_To do_:
From the first line of the data down to and including the line with "138.4, 139.3, 140.1];", copy everything exactly, leaving out pictures.
# # #
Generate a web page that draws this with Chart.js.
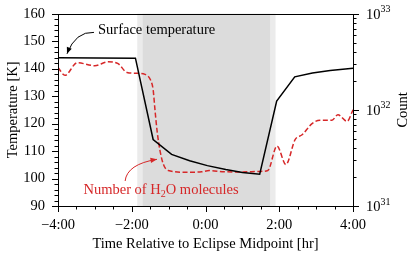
<!DOCTYPE html>
<html>
<head>
<meta charset="utf-8">
<script src="https://cdn.jsdelivr.net/npm/chart.js@4/dist/chart.umd.min.js"></script>
<style>
  html, body { margin: 0; padding: 0; background: #fff; }
  canvas { display: block; }
</style>
</head>
<body>
<canvas id="eclipseChart" width="415" height="256"></canvas>
<script>
// Surface temperature (left axis, K)
const surfaceHours = [-4.0, -1.9, -1.42, -0.92, -0.43, 0.05, 0.55, 1.0, 1.47, 1.93, 2.42, 2.9, 3.38, 4.0];
const surfaceTemp = [144.0, 143.8, 114.2, 108.8, 106.5, 104.7, 103.3, 102.2, 101.6, 128.2, 137.0, 138.4, 139.3, 140.1];

// Number of H2O molecules (right axis, log)
const h2oHours = [-4.0, -3.81, -3.48, -3.0, -2.64, -2.37, -2.13, -1.86, -1.64, -1.49, -1.42, -1.37, -1.31, -1.23, -1.14, -1.01,
                  -0.5, -0.1, 0.1, 0.5, 0.94, 1.48, 1.69, 1.94, 2.18, 2.43, 2.62, 2.89, 3.1, 3.43, 3.59, 3.84, 4.0];
const h2oCount = [2.75e32, 2.29e32, 3.09e32, 2.88e32, 3.16e32, 3.02e32, 2.45e32, 2.40e32, 2.34e32, 2.04e32, 1.62e32, 1.0e32, 5.9e31, 3.7e31, 2.7e31, 2.34e31,
                  2.24e31, 2.27e31, 2.34e31, 2.27e31, 2.26e31, 2.29e31, 2.34e31, 4.2e31, 2.7e31, 4.9e31, 5.5e31, 7.2e31, 7.8e31, 7.8e31, 8.9e31, 7.6e31, 1.0e32];

// Eclipse phases [start, end] in hours
const penumbraSpans = [[-1.85, -1.71], [1.75, 1.90]];
const umbraSpans = [[-1.71, 1.75]];

const xTicks = [-4, -2, 0, 2, 4];
const tempTicks = [90, 100, 110, 120, 130, 140, 150, 160];
const countTicks = [1e31, 1e32, 1e33];

const RED = '#d62728';
const SERIF = '"Liberation Serif", "DejaVu Serif", serif';
const FS = 14.5;

function fmtHour(h) {
    return (h < 0 ? '\u2212' : '') + Math.abs(h) + ':00';
}

// Draws shading, frame, ticks and annotations
const decorPlugin = {
    id: 'decor',
    beforeDatasetsDraw(chart) {
        const {ctx, chartArea: a, scales: {x}} = chart;
        ctx.save();
        ctx.fillStyle = '#ebebeb';
        penumbraSpans.forEach(s => {
            ctx.fillRect(x.getPixelForValue(s[0]), a.top, x.getPixelForValue(s[1]) - x.getPixelForValue(s[0]), a.bottom - a.top);
        });
        ctx.fillStyle = '#dcdcdc';
        umbraSpans.forEach(s => {
            ctx.fillRect(x.getPixelForValue(s[0]), a.top, x.getPixelForValue(s[1]) - x.getPixelForValue(s[0]), a.bottom - a.top);
        });
        ctx.restore();
    },
    afterDraw(chart) {
        const {ctx, chartArea: a, scales: {x, y, y1}} = chart;
        ctx.save();
        ctx.strokeStyle = '#000';
        ctx.lineWidth = 1;

        // frame
        ctx.strokeRect(Math.round(a.left) + 0.5, Math.round(a.top) + 0.5, Math.round(a.right - a.left), Math.round(a.bottom - a.top));

        ctx.beginPath();
        // x ticks
        for (let h = -4; h <= 4.001; h += 0.5) {
            const px = Math.round(x.getPixelForValue(h)) + 0.5;
            const len = (Math.abs(h % 2) < 0.01) ? 6 : 3.5;
            ctx.moveTo(px, a.bottom);
            ctx.lineTo(px, a.bottom + len);
        }
        // left y ticks
        for (let t = 90; t <= 160; t += 2) {
            const py = Math.round(y.getPixelForValue(t)) + 0.5;
            const len = (t % 10 === 0) ? 6 : 3.5;
            ctx.moveTo(a.left, py);
            ctx.lineTo(a.left - len, py);
        }
        // right log ticks
        for (let e = 31; e <= 33; e++) {
            for (let k = 1; k <= 9; k++) {
                const v = k * Math.pow(10, e);
                if (v > 1e33) break;
                const py = Math.round(y1.getPixelForValue(v)) + 0.5;
                const len = (k === 1) ? 6 : 3.5;
                ctx.moveTo(a.right, py);
                ctx.lineTo(a.right + len, py);
            }
        }
        ctx.stroke();

        // right tick labels with superscripts
        ctx.fillStyle = '#000';
        ctx.textBaseline = 'middle';
        ctx.textAlign = 'left';
        countTicks.forEach(v => {
            const py = y1.getPixelForValue(v);
            const lx = a.right + 13;
            ctx.font = FS + 'px ' + SERIF;
            ctx.fillText('10', lx, py + 1);
            const w = ctx.measureText('10').width;
            ctx.font = '10px ' + SERIF;
            ctx.fillText(String(Math.round(Math.log10(v))), lx + w, py - 4);
        });

        // right axis title, reading bottom to top
        ctx.save();
        ctx.translate(403, (a.top + a.bottom) / 2);
        ctx.rotate(-Math.PI / 2);
        ctx.textAlign = 'center';
        ctx.font = FS + 'px ' + SERIF;
        ctx.fillText('Count', 0, 0);
        ctx.restore();

        // arrow helper, points in data units
        function curvedArrow(p0, c, p1, color) {
            const P0 = [x.getPixelForValue(p0[0]), y.getPixelForValue(p0[1])];
            const C = [x.getPixelForValue(c[0]), y.getPixelForValue(c[1])];
            const P1 = [x.getPixelForValue(p1[0]), y.getPixelForValue(p1[1])];
            ctx.strokeStyle = color;
            ctx.fillStyle = color;
            ctx.lineWidth = 1;
            ctx.beginPath();
            ctx.moveTo(P0[0], P0[1]);
            ctx.quadraticCurveTo(C[0], C[1], P1[0], P1[1]);
            ctx.stroke();
            const ang = Math.atan2(P1[1] - C[1], P1[0] - C[0]);
            const L = 7, W = 0.38;
            ctx.beginPath();
            ctx.moveTo(P1[0], P1[1]);
            ctx.lineTo(P1[0] - L * Math.cos(ang - W), P1[1] - L * Math.sin(ang - W));
            ctx.lineTo(P1[0] - L * Math.cos(ang + W), P1[1] - L * Math.sin(ang + W));
            ctx.closePath();
            ctx.fill();
        }

        // Surface temperature label
        ctx.font = FS + 'px ' + SERIF;
        ctx.fillStyle = '#000';
        ctx.textAlign = 'left';
        ctx.textBaseline = 'middle';
        ctx.fillText('Surface temperature', x.getPixelForValue(-2.915), y.getPixelForValue(153.95));
        curvedArrow([-3.024, 153.2], [-3.525, 153.6], [-3.756, 145.4], '#000');

        // H2O label with subscript
        let tx = x.getPixelForValue(-3.31);
        const ty = y.getPixelForValue(95.6);
        ctx.fillStyle = RED;
        ctx.font = FS + 'px ' + SERIF;
        ctx.fillText('Number of H', tx, ty);
        tx += ctx.measureText('Number of H').width;
        ctx.font = '10px ' + SERIF;
        ctx.fillText('2', tx, ty + 4);
        tx += ctx.measureText('2').width;
        ctx.font = FS + 'px ' + SERIF;
        ctx.fillText('O molecules', tx, ty);
        curvedArrow([-2.18, 99.1], [-2.13, 105.2], [-1.315, 107.0], RED);

        ctx.restore();
    }
};

const ctx = document.getElementById('eclipseChart').getContext('2d');

const eclipseChart = new Chart(ctx, {
    type: 'line',
    data: {
        datasets: [{
            label: 'Surface temperature',
            data: surfaceHours.map((h, i) => ({x: h, y: surfaceTemp[i]})),
            yAxisID: 'y',
            borderColor: '#000',
            borderWidth: 1.5,
            pointRadius: 0,
            tension: 0
        }, {
            label: 'Number of H2O molecules',
            data: h2oHours.map((h, i) => ({x: h, y: h2oCount[i]})),
            yAxisID: 'y1',
            borderColor: RED,
            borderWidth: 1.5,
            borderDash: [5, 2.5],
            pointRadius: 0,
            cubicInterpolationMode: 'monotone'
        }]
    },
    options: {
        responsive: false,
        animation: false,
        devicePixelRatio: 1,
        layout: { padding: { top: 9, left: 0, right: 0, bottom: 0 } },
        scales: {
            x: {
                type: 'linear',
                min: -4,
                max: 4,
                afterBuildTicks: s => { s.ticks = xTicks.map(v => ({value: v})); },
                afterFit: s => { s.height = 50; },
                grid: { display: false },
                border: { display: false },
                ticks: {
                    autoSkip: false,
                    maxRotation: 0,
                    padding: 2.5,
                    color: '#000',
                    font: { family: SERIF, size: FS },
                    callback: v => fmtHour(v)
                },
                title: {
                    display: true,
                    text: 'Time Relative to Eclipse Midpoint [hr]',
                    color: '#000',
                    font: { family: SERIF, size: FS },
                    padding: { top: 2, bottom: 3 }
                }
            },
            y: {
                position: 'left',
                min: 90,
                max: 160,
                afterBuildTicks: s => { s.ticks = tempTicks.map(v => ({value: v})); },
                afterFit: s => { s.width = 58; },
                grid: { display: false },
                border: { display: false },
                ticks: {
                    padding: 5,
                    color: '#000',
                    font: { family: SERIF, size: FS }
                },
                title: {
                    display: true,
                    text: 'Temperature [K]',
                    color: '#000',
                    font: { family: SERIF, size: FS },
                    padding: { top: 4, bottom: 4 }
                }
            },
            y1: {
                type: 'logarithmic',
                position: 'right',
                min: 1e31,
                max: 1e33,
                afterBuildTicks: s => { s.ticks = countTicks.map(v => ({value: v})); },
                afterFit: s => { s.width = 62; },
                grid: { display: false },
                border: { display: false },
                ticks: {
                    color: '#000',
                    font: { family: SERIF, size: FS },
                    callback: () => ''
                }
            }
        },
        plugins: {
            legend: { display: false },
            tooltip: { enabled: false }
        }
    },
    plugins: [decorPlugin]
});
</script>
</body>
</html>
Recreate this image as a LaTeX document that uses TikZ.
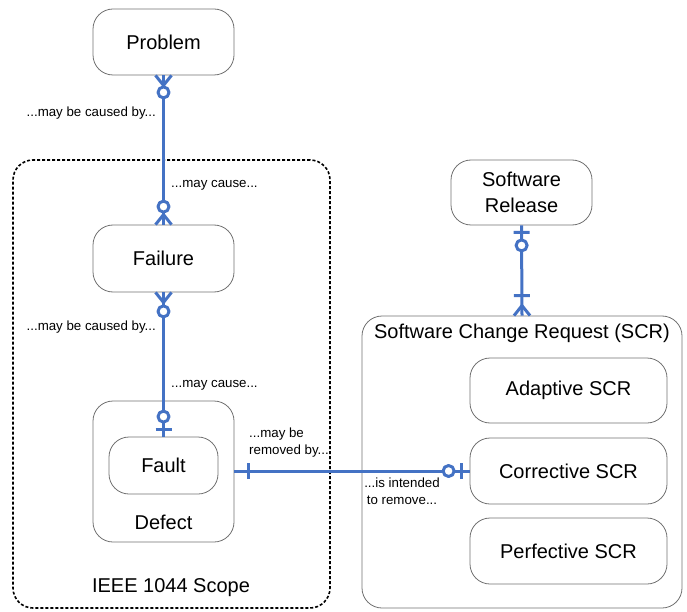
\documentclass[tikz,border=0pt]{standalone}
\usepackage{fontspec}
\setmainfont{Liberation Sans}
\usetikzlibrary{decorations.markings}

\definecolor{relblue}{RGB}{68,114,196}
\definecolor{boxgray}{RGB}{112,112,112}

\tikzset{
  entity/.style={draw=boxgray, line width=0.8pt, rounded corners=20pt, align=center,
    inner sep=0pt, font=\fontsize{20}{26}\selectfont},
  title/.style={inner sep=0pt, font=\fontsize{20}{26}\selectfont},
  relnote/.style={inner sep=0pt, font=\fontsize{13.3}{17}\selectfont},
  scopebox/.style={draw=black, line width=1.6pt, dash pattern=on 3pt off 2pt, rounded corners=20pt, inner sep=0pt},
  rel/.style={draw=relblue, line width=3pt},
  relmark/.style={draw=relblue, line width=3pt, line join=round},
  ringat/.style={postaction={decorate, decoration={markings,
    mark=at position #1 with {\draw[relmark, fill=white] (0,0) circle[radius=5.5pt];}}}},
  barat/.style={postaction={decorate, decoration={markings,
    mark=at position #1 with {\draw[relmark] (0,-8pt) -- (0,8pt);}}}},
  crowfwd/.style={postaction={decorate, decoration={markings,
    mark=at position #1 with {\draw[relmark] (10pt,-8pt) -- (0,0) -- (10pt,8pt);}}}},
  crowback/.style={postaction={decorate, decoration={markings,
    mark=at position #1 with {\draw[relmark] (-10pt,-8pt) -- (0,0) -- (-10pt,8pt);}}}}
}

\begin{document}
\begin{tikzpicture}[x=1pt, y=-1pt]
\useasboundingbox (0,0) rectangle (687,612);

\node[entity, minimum width=141pt, minimum height=66pt] (problem) at (163.5,42) {Problem};

\node[scopebox, minimum width=317pt, minimum height=448pt] (ieee) at (171.5,384) {};
\node[title] (ieeelabel) at (171,588) {IEEE 1044 Scope};

\node[entity, minimum width=141pt, minimum height=67pt] (failure) at (163.5,258.5) {Failure};
\node[entity, minimum width=141pt, minimum height=141pt] (defect) at (163.5,471.5) {};
\node[entity, minimum width=109pt, minimum height=57pt] (fault) at (163.5,465.5) {Fault};
\node[title] (defectlabel) at (163.5,522) {Defect};

\node[entity, minimum width=141pt, minimum height=65pt] (release) at (521.5,192.5) {Software\\Release};

\node[entity, minimum width=320pt, minimum height=292pt] (scr) at (522,462) {};
\node[title] (scrlabel) at (522,333) {Software Change Request (SCR)};
\node[entity, minimum width=197pt, minimum height=65pt] (adaptive) at (568.5,390.5) {Adaptive SCR};
\node[entity, minimum width=197pt, minimum height=66pt] (corrective) at (568.5,471) {Corrective SCR};
\node[entity, minimum width=197pt, minimum height=66pt] (perfective) at (568.5,551) {Perfective SCR};

\draw[rel, crowback=10pt, ringat=17pt, ringat=-18pt, crowfwd=-10pt] (problem.south) -- (failure.north);
\draw[rel, crowback=10pt, ringat=19pt, ringat=-20pt, barat=-7pt] (failure.south) -- (fault.north);
\draw[rel, barat=14pt, ringat=-21pt, barat=-8pt] (corrective.west -| defect.east) -- (corrective.west);
\draw[rel, barat=7pt, ringat=20pt, barat=-20pt, crowfwd=-10pt] (release.south) -- (scr.north);

\node[relnote, anchor=east] (causedby1) at (156,113) {...may be caused by...};
\node[relnote, anchor=west] (causes1) at (171,185) {...may cause...};
\node[relnote, anchor=east] (causedby2) at (156,327) {...may be caused by...};
\node[relnote, anchor=west] (causes2) at (171,385) {...may cause...};
\node[relnote, anchor=west, align=left] (removedby) at (249,443) {...may be\\removed by...};
\node[relnote, align=center] (toremove) at (402,491) {...is intended\\to remove...};

\end{tikzpicture}
\end{document}
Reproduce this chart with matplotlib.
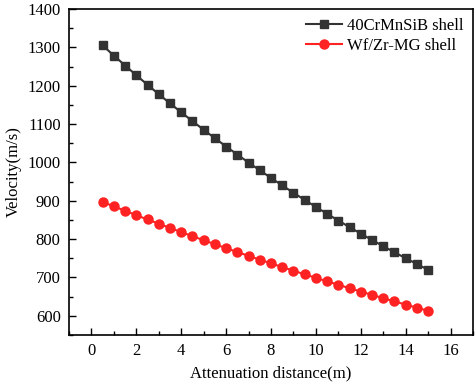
# # #
_The output_:
Generate a web page that draws this with Chart.js.
<!DOCTYPE html>
<html>
<head>
<meta charset="utf-8">
<script src="https://cdn.jsdelivr.net/npm/chart.js@4/dist/chart.umd.min.js"></script>
<style>
  html, body { margin: 0; padding: 0; background: #fff; }
  canvas { display: block; }
</style>
</head>
<body>
<canvas id="eclipseChart" width="415" height="256"></canvas>
<script>
// Surface temperature (left axis, K)
const surfaceHours = [-4.0, -1.9, -1.42, -0.92, -0.43, 0.05, 0.55, 1.0, 1.47, 1.93, 2.42, 2.9, 3.38, 4.0];
const surfaceTemp = [144.0, 143.8, 114.2, 108.8, 106.5, 104.7, 103.3, 102.2, 101.6, 128.2, 137.0, 138.4, 139.3, 140.1];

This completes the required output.